REQUIRED WORK -
Begin with the first line below and retype each line exactly through the line containing "const Y_LABEL = 'distortion score';". Any pictures are to be left out.

SOURCE EXCERPT -

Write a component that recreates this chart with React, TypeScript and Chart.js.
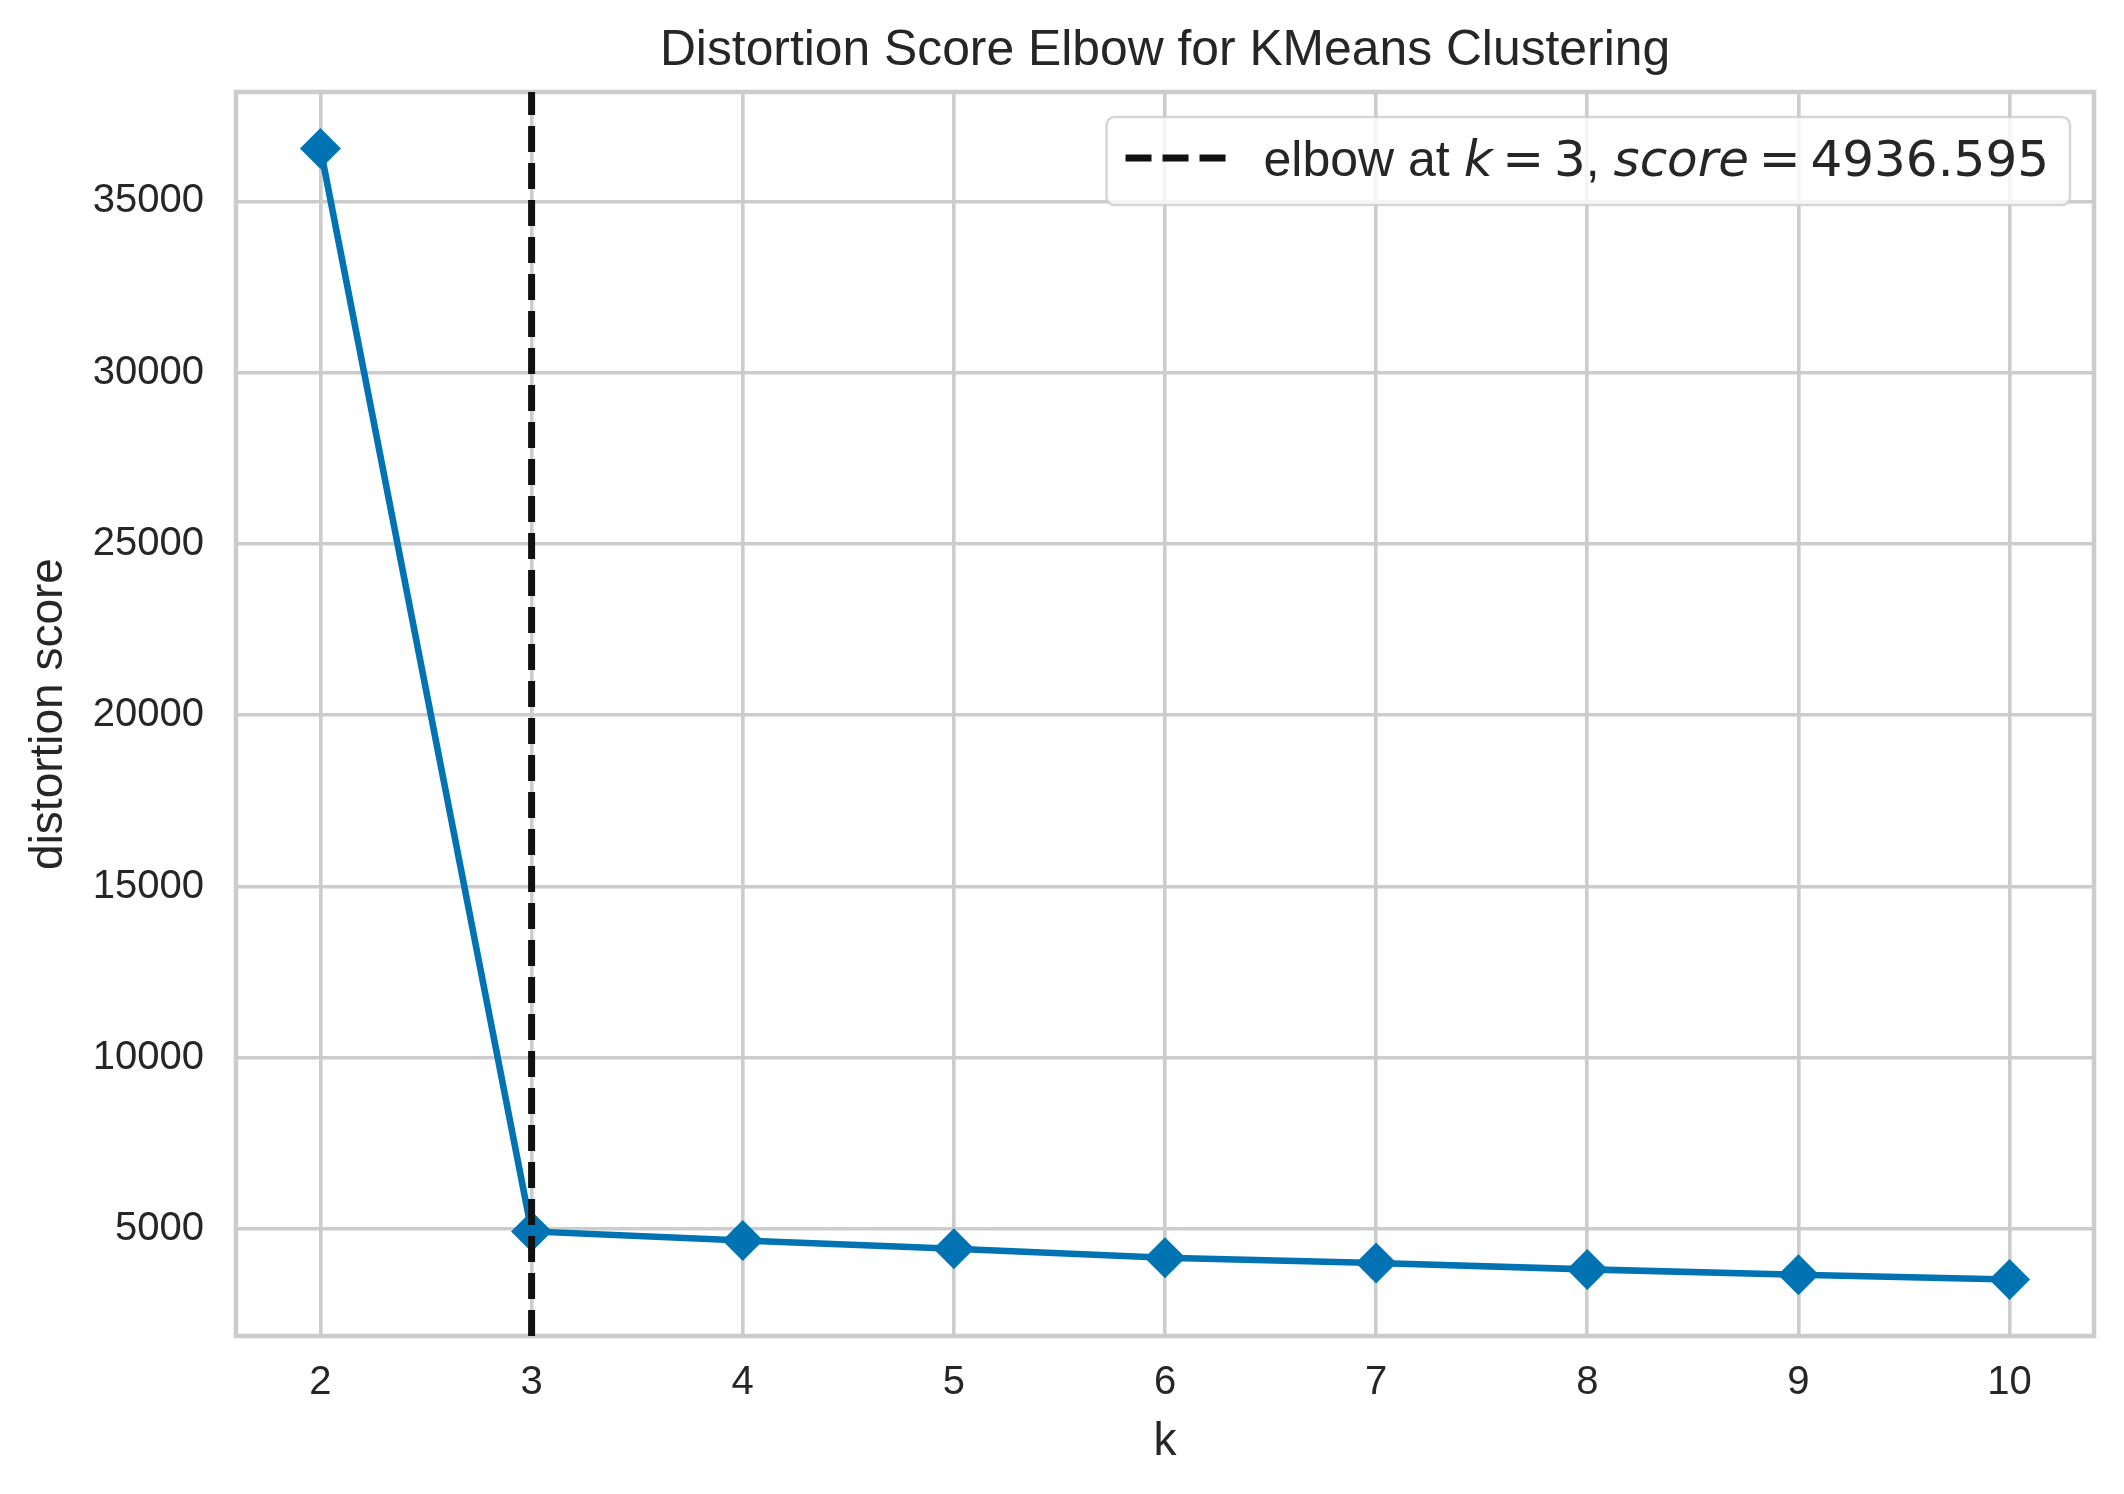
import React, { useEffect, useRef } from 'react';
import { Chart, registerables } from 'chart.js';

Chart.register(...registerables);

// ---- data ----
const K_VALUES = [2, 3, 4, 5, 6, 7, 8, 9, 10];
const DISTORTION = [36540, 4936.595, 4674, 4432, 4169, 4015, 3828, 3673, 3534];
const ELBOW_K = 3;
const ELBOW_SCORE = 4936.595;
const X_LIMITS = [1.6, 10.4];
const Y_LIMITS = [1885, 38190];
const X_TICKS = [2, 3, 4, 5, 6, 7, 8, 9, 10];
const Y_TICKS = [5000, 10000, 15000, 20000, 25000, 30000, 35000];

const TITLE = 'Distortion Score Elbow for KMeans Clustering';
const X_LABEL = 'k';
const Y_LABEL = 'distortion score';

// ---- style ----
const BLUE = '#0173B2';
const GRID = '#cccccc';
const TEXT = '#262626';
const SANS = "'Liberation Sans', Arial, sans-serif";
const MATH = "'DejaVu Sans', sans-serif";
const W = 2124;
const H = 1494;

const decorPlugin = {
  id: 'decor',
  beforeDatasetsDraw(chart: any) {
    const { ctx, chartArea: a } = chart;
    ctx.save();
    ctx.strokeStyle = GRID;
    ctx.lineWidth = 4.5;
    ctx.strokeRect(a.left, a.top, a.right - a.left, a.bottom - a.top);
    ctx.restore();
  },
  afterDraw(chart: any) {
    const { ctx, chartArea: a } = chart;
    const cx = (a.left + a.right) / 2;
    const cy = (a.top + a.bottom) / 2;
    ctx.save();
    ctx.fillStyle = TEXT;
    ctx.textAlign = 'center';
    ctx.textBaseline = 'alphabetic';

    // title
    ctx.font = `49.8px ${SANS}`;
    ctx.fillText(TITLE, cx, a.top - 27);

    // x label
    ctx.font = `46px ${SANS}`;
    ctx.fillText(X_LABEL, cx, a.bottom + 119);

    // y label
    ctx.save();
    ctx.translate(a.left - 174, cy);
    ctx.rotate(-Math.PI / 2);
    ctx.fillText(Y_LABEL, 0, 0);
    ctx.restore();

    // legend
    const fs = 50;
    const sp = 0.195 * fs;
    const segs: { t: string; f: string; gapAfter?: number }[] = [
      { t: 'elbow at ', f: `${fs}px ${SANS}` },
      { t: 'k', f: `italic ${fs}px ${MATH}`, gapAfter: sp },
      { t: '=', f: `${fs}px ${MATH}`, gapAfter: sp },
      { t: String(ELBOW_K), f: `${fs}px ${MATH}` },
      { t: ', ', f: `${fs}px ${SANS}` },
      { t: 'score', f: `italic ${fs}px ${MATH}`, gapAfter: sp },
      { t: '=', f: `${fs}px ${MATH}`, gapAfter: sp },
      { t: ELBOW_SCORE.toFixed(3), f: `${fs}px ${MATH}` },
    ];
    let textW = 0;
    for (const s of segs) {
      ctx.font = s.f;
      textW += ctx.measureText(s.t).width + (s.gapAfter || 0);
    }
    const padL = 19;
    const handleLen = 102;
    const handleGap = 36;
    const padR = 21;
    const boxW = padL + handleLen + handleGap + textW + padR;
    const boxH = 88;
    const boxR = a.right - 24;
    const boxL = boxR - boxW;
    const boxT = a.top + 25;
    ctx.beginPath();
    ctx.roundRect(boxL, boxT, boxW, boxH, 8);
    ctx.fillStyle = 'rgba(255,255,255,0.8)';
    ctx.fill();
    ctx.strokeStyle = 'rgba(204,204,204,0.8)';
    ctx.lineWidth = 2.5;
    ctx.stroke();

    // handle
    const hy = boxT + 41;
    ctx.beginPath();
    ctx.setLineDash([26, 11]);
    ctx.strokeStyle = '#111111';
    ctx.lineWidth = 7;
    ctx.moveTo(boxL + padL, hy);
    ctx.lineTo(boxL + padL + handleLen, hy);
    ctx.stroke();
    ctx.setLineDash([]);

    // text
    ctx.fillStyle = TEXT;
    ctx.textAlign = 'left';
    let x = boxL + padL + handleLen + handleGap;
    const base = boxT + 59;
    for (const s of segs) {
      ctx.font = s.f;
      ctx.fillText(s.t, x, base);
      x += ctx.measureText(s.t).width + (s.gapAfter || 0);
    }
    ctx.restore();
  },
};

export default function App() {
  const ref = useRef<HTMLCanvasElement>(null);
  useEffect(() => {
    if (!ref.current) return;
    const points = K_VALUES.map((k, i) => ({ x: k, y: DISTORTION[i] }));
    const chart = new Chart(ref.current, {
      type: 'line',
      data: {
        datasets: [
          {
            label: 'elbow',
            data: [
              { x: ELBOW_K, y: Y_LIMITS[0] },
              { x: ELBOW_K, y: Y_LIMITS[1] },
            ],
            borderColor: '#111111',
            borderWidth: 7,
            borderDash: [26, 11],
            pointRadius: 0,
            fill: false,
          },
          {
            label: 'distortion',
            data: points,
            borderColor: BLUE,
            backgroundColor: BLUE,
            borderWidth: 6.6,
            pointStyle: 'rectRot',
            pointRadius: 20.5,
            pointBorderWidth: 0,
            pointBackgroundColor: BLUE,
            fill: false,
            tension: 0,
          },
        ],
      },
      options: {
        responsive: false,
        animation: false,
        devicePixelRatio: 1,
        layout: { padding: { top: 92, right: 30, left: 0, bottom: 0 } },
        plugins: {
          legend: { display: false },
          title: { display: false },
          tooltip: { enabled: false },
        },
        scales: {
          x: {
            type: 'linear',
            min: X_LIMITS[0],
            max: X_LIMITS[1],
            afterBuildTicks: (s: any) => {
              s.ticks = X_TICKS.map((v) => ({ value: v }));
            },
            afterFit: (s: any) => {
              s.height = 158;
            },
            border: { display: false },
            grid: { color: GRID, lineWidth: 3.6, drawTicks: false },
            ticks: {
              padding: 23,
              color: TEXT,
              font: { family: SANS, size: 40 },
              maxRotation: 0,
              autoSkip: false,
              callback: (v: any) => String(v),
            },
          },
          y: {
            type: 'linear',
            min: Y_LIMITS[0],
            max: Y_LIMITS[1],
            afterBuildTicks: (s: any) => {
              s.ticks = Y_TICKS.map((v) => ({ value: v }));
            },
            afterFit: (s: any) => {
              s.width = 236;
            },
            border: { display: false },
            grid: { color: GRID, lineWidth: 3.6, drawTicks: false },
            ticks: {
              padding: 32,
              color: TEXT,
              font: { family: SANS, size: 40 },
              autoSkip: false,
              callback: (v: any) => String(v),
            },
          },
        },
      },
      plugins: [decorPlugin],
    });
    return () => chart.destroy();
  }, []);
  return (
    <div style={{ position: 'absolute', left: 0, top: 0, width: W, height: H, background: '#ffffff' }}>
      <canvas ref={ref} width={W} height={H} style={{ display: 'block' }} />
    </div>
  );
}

SOLUTION TO THIS TASK -
Write a component that recreates this chart with React, TypeScript and Chart.js.
import React, { useEffect, useRef } from 'react';
import { Chart, registerables } from 'chart.js';

Chart.register(...registerables);

// ---- data ----
const K_VALUES = [2, 3, 4, 5, 6, 7, 8, 9, 10];
const DISTORTION = [36540, 4936.595, 4674, 4432, 4169, 4015, 3828, 3673, 3534];
const ELBOW_K = 3;
const ELBOW_SCORE = 4936.595;
const X_LIMITS = [1.6, 10.4];
const Y_LIMITS = [1885, 38190];
const X_TICKS = [2, 3, 4, 5, 6, 7, 8, 9, 10];
const Y_TICKS = [5000, 10000, 15000, 20000, 25000, 30000, 35000];

const TITLE = 'Distortion Score Elbow for KMeans Clustering';
const X_LABEL = 'k';
const Y_LABEL = 'distortion score';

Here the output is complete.